Wells Fargo’s communication following its account-opening scandal illustrates this dynamic well, as visitors to the website in the months after the issue broke encountered language about trust, accountability, and customer focus. The copy addressed the underlying concern without explicitly restating the scandal itself, reassuring audiences who were already aware while avoiding drawing attention from those who were not.

Communication Follows Action

It is important to be explicit about the lens through which this article looks at issue management, as issue management is not only about communication but also, and often primarily, about what an organization does. Decisions about whether, how far, and how quickly a company is willing or able to accommodate stakeholder expectations fundamentally shape what can credibly be communicated, making action and communication inseparable.
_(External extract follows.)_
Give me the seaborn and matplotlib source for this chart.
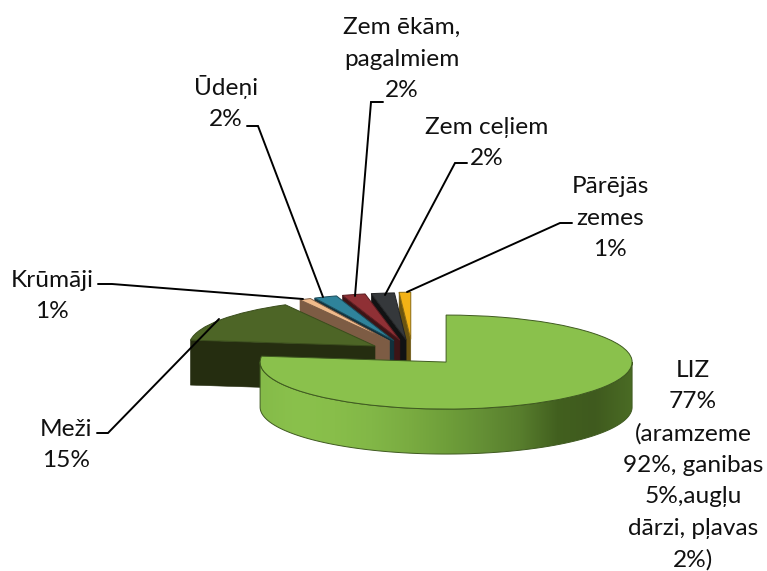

The focus here is deliberately narrower, as the article looks at situations where issues receive negative media coverage but where the organization is either unable or unwilling to make sufficiently accommodating decisions for a positive, forward-looking story about remedial measures to emerge. In those circumstances, communication alone cannot resolve the issue, and the challenge becomes how to communicate in a way that contains damage rather than amplifies it while buying time for reassessment.

When Issues Cross Into Crisis Territory

Facebook’s handling of data privacy concerns among enterprise advertisers offers a useful illustration of how issues can escalate when salience is not carefully managed. What initially surfaced as questions from regulators and business customers about data use and measurement transparency gradually expanded into broader reputational damage as responses multiplied across channels and audiences. For many enterprise advertisers, the issue was driven less by consumer outrage than by a perceived gap between expectations around data stewardship and what the platform was delivering, and once that gap became widely visible, the issue crossed the threshold into a strategic crisis that required sustained, high-level intervention rather than tactical communication.

At that point, the logic outlined in this article no longer applies, as issues that become unavoidable in national or global media require a crisis-management approach rather than containment.

Strategic Restraint and Long-term Credibility

None of this means companies should ignore negative coverage, as strategic restraint is not about avoiding responsibility but about choosing the right moment, channel, and scale of response. If a journalist’s story could have benefited from additional context, an informal follow-up note can sometimes add balance without triggering a new news cycle, and if stakeholder sentiment has shifted among customers, employees, or the local community, that insight should inform future messaging through stronger proof points, two-sided arguments, or clearer acknowledgment of trade-offs.

Over time, restraint often enhances credibility, as organizations that respond only when doing so meaningfully advances understanding appear more confident, more measured, and more trustworthy, while those that react reflexively to every mention risk looking defensive or insecure. In issue management, the goal is not to win the day but to limit damage while preserving long-term trust, which in many cases requires resisting the urge to speak simply because one can.

Less, when done deliberately, is often more.